BAGHDAD (Reuters) -- Iraqi forces handled security for day one of a major religious pilgrimage in their first big test of working on their own since last month's withdrawal of U.S. troops from Iraqi towns and cities.
Iraqi security officials said they expected record numbers of Shi'ite Muslims, up to 6 million, to visit the Imam Moussa al-Kadhim shrine in northern Baghdad, site of some of the deadliest attacks on Iraqi civilians since the 2003 U.S.-led invasion in 2003.
A sea of people mostly dressed in black thronged roads leading to the golden domed shrine throughout the day to commemorate the death of Imam Musa al-Kadhim, a medieval Shi'ite holy man, or imam. The event culminates on July 19.
"This is the first 100 percent Iraqi security plan. The forces are Iraqi, even the helicopters," said Baghdad security spokesman Major General Qassim al-Moussawi.
With national polls looming in January, and Iraqi Prime Minister Nuri al-Maliki staking his reputation on security and ushering the withdrawal of U.S. troops, the stakes are high.
The Kadhimiya site has been surrounded by three rings of security personnel to search each pilgrim, and helicopters patrol overhead. Cameras on air balloons monitored the site, the surveillance provided by the U.S. military at Iraq's request.
"I haven't joined the pilgrimage for a while because I was afraid. This is the first time," said pilgrim Ali Hussein.
Such religious gatherings are frequently targeted by Sunni militants such Al-Qaeda, which considers Shi'ites heretics. In April, two suicide bombers killed 60 people outside the shrine.

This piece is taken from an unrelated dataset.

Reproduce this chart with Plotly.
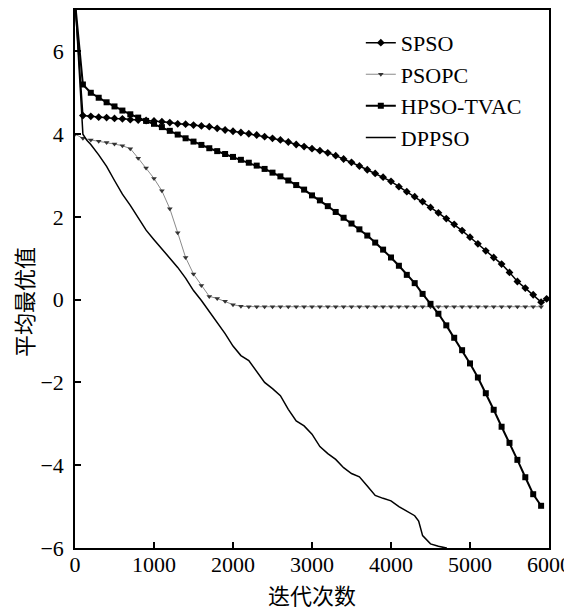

During a pilgrimage in 2005, rumors of a bombing on the Bridge of the Imams, leading to the shrine, triggered a stampede that killed 1,000, clogging the river below with bodies.
The incident was deadliest since 2003. The bridge, which connects Sunni and Shi'ite areas of Baghdad, reopened last year.
"This pilgrimage is unprecedented. All the roads are open.... The number expected is higher than previous years," said Baghdad security commander Major General in Staff Abud Qanbar.
Roadside bombs wounded pilgrims on July 16 and 17.
U.S. troops withdrew from Iraqi cities last month as part of a security pact that paves the way for full withdrawal by 2012.
Violence has fallen sharply in Iraq in the last year, but the there was a spike in attacks in June's withdrawal.
"Nothing will prevent us visiting Kadhimiya. We used to come in the days of slaughter, and now you can see the security there's no excuse not to come," said pilgrim Adnan Mohammed.